Truth is that we all need something to talk about besides ourselves. I have enjoyed an interesting life but there is only so many times that I can the story of my wife and I flying into the barrens of Newfoundland in a float plane and almost getting killed by drunken American moose hunters.
Like many other southerners, I plant a garden. It is easier to go to the grocery store or the local produce stand. Yet I still plant even at the age of 75. Granted what you get from the garden is almost always better for you and tastier but it is a lot of work from preparing and planting to harvesting and processing. Based on our experience most people think the only difference in lettuce from the garden is the lack of shrink wrap. The truth is that few people garden today. Many are more familiar with the way food looks under the lights in a grocery store.
One of the reasons I plant a garden besides having some homegrown tomatoes is to connect with other people, some who garden and some who don’t. Last summer we grew so many Cherokee purple tomatoes that I picked up the phone and called some neighbors. We ended up having two couples over for tomatoes. They had never been in our house before I made the offer of homegrown tomatoes. It was a good way to break the ice.
We did have a couple of families that didn’t want tomatoes but once I thought about it, I was okay. There are only a couple of people that I like who don’t like tomatoes. Both are relatives so the odds are not good for non-tomato eaters who are not relatives being very interesting.
Growing a garden also lets you connect on another level with others who are gardeners now or have gardened. Adding the people who have gardened expands the group greatly. Gardening is not political. It is all about sun, rain, soil and pests. There are people who garden that are strictly organic in their practices so you have to careful in some discussions but for the most part, gardening is a relatively safe topic.
Our society continues to fragment at an astonishing pace. Anything like gardening which pulls us together, even slightly, is well worth the effort.
I no longer garden very much. This year we grew one head of broccoli and five heads of lettuce. If things go well, we will harvest one head of cabbage.
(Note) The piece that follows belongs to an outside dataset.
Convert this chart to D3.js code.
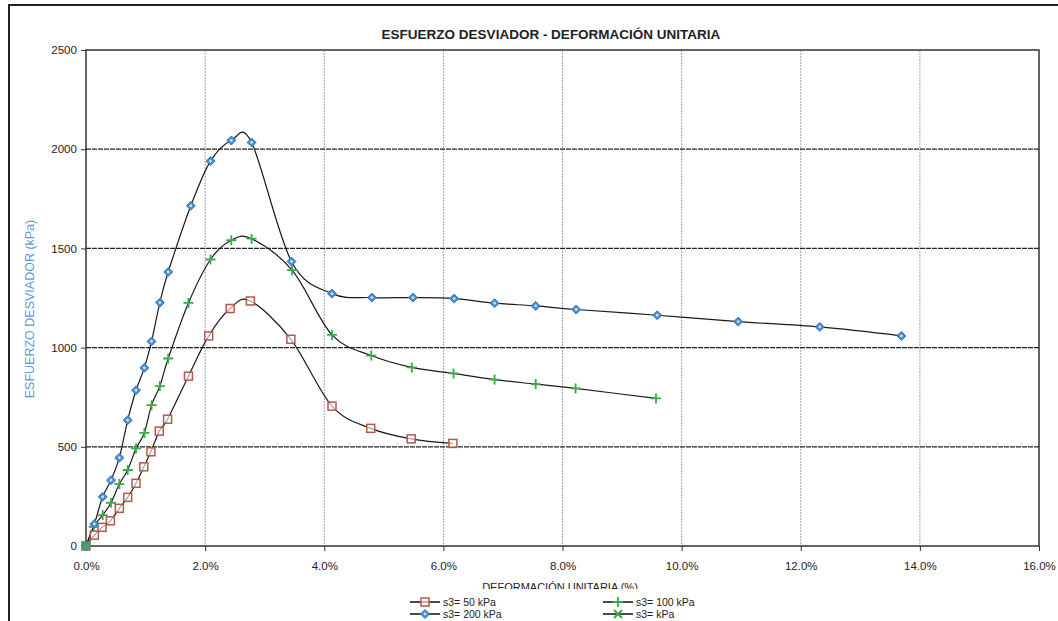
<!DOCTYPE html>
<html><head><meta charset="utf-8">
<script src="https://cdn.jsdelivr.net/npm/d3@7"></script>
<style>body{margin:0;background:#fff}svg{display:block}text{font-family:"Liberation Sans",Arial,sans-serif}</style>
</head><body><svg id="c" width="1058" height="621"></svg>
<script>
const title = "ESFUERZO DESVIADOR - DEFORMACIÓN UNITARIA";
const yLabel = "ESFUERZO DESVIADOR (kPa)";
const xLabel = "DEFORMACIÓN UNITARIA (%)";
const xTicks = [0,2,4,6,8,10,12,14,16];
const yTicks = [0,500,1000,1500,2000,2500];
const seriesNames = ["s3= 50 kPa","s3= 100 kPa","s3= 200 kPa","s3= kPa"];

const strain50 = [0,0.14,0.27,0.41,0.56,0.70,0.84,0.97,1.09,1.23,1.37,1.72,2.06,2.42,2.76,3.44,4.13,4.78,5.46,6.16];
const stress50 = [0,55,94,127,190,245,316,399,475,579,639,856,1059,1197,1235,1042,705,593,540,517];

const strain100 = [0,0.13,0.28,0.42,0.56,0.70,0.84,0.98,1.10,1.24,1.38,1.72,2.09,2.44,2.78,3.46,4.13,4.79,5.47,6.17,6.86,7.55,8.22,9.57];
const stress100 = [0,97,156,218,312,383,492,570,710,806,945,1225,1444,1541,1549,1390,1064,960,900,870,839,816,794,744];

const strain200 = [0,0.14,0.28,0.42,0.56,0.70,0.84,0.98,1.10,1.24,1.38,1.76,2.09,2.44,2.78,3.45,4.13,4.80,5.49,6.18,6.86,7.55,8.23,9.59,10.95,12.32,13.69];
const stress200 = [0,111,248,332,445,634,785,898,1031,1227,1381,1715,1940,2044,2034,1434,1272,1252,1252,1247,1224,1210,1192,1163,1131,1104,1059];

const strainX = [];
const stressX = [];

const svg = d3.select("#c");
const L=86,R=1039,T=50,B=546;
const x = d3.scaleLinear().domain([0,16]).range([L,R]);
const y = d3.scaleLinear().domain([0,2500]).range([B,T]);

// outer frame
svg.append("line").attr("x1",9).attr("x2",1058).attr("y1",5).attr("y2",5).attr("stroke","#222").attr("stroke-width",2);
svg.append("line").attr("x1",9).attr("x2",9).attr("y1",4).attr("y2",621).attr("stroke","#222").attr("stroke-width",2);

// grid
svg.append("g").selectAll("line").data(xTicks.slice(1,-1)).join("line")
  .attr("x1",d=>x(d)).attr("x2",d=>x(d)).attr("y1",T).attr("y2",B)
  .attr("stroke","#9aa4ad").attr("stroke-width",1).attr("stroke-dasharray","2,1");
svg.append("g").selectAll("line").data(yTicks.slice(1,-1)).join("line")
  .attr("x1",L).attr("x2",R).attr("y1",d=>y(d)).attr("y2",d=>y(d))
  .attr("stroke","#222").attr("stroke-width",1.2).attr("stroke-dasharray","5,1");

svg.append("rect").attr("x",L).attr("y",T).attr("width",R-L).attr("height",B-T)
  .attr("fill","none").attr("stroke","#333").attr("stroke-width",1.5);

// axes
const xa = svg.append("g").attr("transform",`translate(0,${B})`)
  .call(d3.axisBottom(x).tickValues(xTicks).tickFormat(d=>d.toFixed(1)+"%").tickSize(5).tickSizeOuter(0));
const ya = svg.append("g").attr("transform",`translate(${L},0)`)
  .call(d3.axisLeft(y).tickValues(yTicks).tickFormat(d3.format("d")).tickSize(5).tickSizeOuter(0));
[xa,ya].forEach(g=>{g.select(".domain").remove();g.selectAll("line").attr("stroke","#333");
  g.selectAll("text").attr("font-size",11.5).attr("fill","#222").attr("font-family","'Liberation Sans',Arial,sans-serif");});
xa.selectAll("text").attr("dy","1.35em");
ya.selectAll("text").attr("dx","-0.1em");

// title
svg.append("text").attr("x",551).attr("y",39).attr("text-anchor","middle")
  .attr("font-size",13.5).attr("font-weight","bold").attr("fill","#222").text(title);
svg.append("text").attr("transform","translate(34,309) rotate(-90)").attr("text-anchor","middle")
  .attr("font-size",12.5).attr("fill","#5b9bd5").text(yLabel);

// x label partially covered by legend box (as in reference)
svg.append("text").attr("x",560).attr("y",591).attr("text-anchor","middle")
  .attr("font-size",11).attr("fill","#222").text(xLabel);
svg.append("rect").attr("x",380).attr("y",589).attr("width",370).attr("height",32).attr("fill","#fff");

const line = d3.line().x(d=>x(d[0])).y(d=>y(d[1])).curve(d3.curveCatmullRom.alpha(0));
const series = [
  {name:seriesNames[0], xs:strain50, ys:stress50, color:"#b5584a", mark:"square"},
  {name:seriesNames[1], xs:strain100, ys:stress100, color:"#3aaa47", mark:"plus"},
  {name:seriesNames[2], xs:strain200, ys:stress200, color:"#4a8dcc", mark:"diamond"},
  {name:seriesNames[3], xs:strainX, ys:stressX, color:"#3aaa47", mark:"x"}
];

function marker(g, type, color, cx, cy){
  if(type==="square"){
    g.append("rect").attr("x",cx-4).attr("y",cy-4).attr("width",8).attr("height",8)
      .attr("fill","#fff").attr("fill-opacity",0.6).attr("stroke",color).attr("stroke-width",1.5);
  } else if(type==="diamond"){
    g.append("path").attr("d",`M${cx},${cy-4.5}L${cx+4.5},${cy}L${cx},${cy+4.5}L${cx-4.5},${cy}Z`)
      .attr("fill",color).attr("stroke","#3a78b8").attr("stroke-width",1);
    g.append("circle").attr("cx",cx).attr("cy",cy).attr("r",1.4).attr("fill","#cfe0f0");
  } else if(type==="plus"){
    g.append("path").attr("d",`M${cx-5},${cy}H${cx+5}M${cx},${cy-5}V${cy+5}`)
      .attr("stroke",color).attr("stroke-width",1.8);
  } else {
    g.append("path").attr("d",`M${cx-4},${cy-4}L${cx+4},${cy+4}M${cx+4},${cy-4}L${cx-4},${cy+4}`)
      .attr("stroke",color).attr("stroke-width",2);
  }
}

series.forEach(s=>{
  const pts = s.xs.map((v,i)=>[v,s.ys[i]]);
  if(pts.length>1) svg.append("path").datum(pts).attr("d",line).attr("fill","none")
    .attr("stroke","#1a1a1a").attr("stroke-width",1.2);
});
series.forEach(s=>{
  const g = svg.append("g");
  s.xs.forEach((v,i)=>marker(g,s.mark,s.color,x(v),y(s.ys[i])));
});
// origin marker seen in reference
marker(svg.append("g"),"x","#3aaa47",x(0),y(0));

// legend
const legPos = [[410,602],[603,602],[410,614],[603,614]];
series.forEach((s,i)=>{
  const [lx,ly]=legPos[i];
  const g = svg.append("g");
  g.append("line").attr("x1",lx).attr("x2",lx+30).attr("y1",ly).attr("y2",ly).attr("stroke","#111").attr("stroke-width",1.5);
  marker(g,s.mark,s.color,lx+15,ly);
  g.append("text").attr("x",lx+33).attr("y",ly+4).attr("font-size",10.5).attr("fill","#222").text(s.name);
});
</script></body></html>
I have six tomato plants growing along with several onions and what I call my ornamental Swiss Chard. I have no problem eating Swiss Chard, I just hate to ask my wife to go to all the trouble to cook it. Ours is past the salad stage o it needs to be cooked and I know just the recipe but all the leaves have to cut off the stalks with scissors as a first step.
Fifty years ago, we grew almost all our food including the beef in the freezer. In those days we had over sixty calves on the farm each year. I probably planted an average of twenty-five acres of oats every year. The garden was almost an afterthought.
Even last year, I grew enough tomatoes that after I ran out of people who would take them, I ended up selling them at a local produce stand. The thirty dollars I got more than covered all my seeds and plants.
The truth is it does not matter how much you garden as long as you get dirt on your hands and learn what it is like to take a seed from planting to harvest. It can even be flowers. We plant more flowers than garden these days. Once you have overseen that miracle of planting something and seeing it thrive and produce, you have something to talk about with others.
Gardeners are always nice people. If you want to connect with some nice people, connect with the soil first.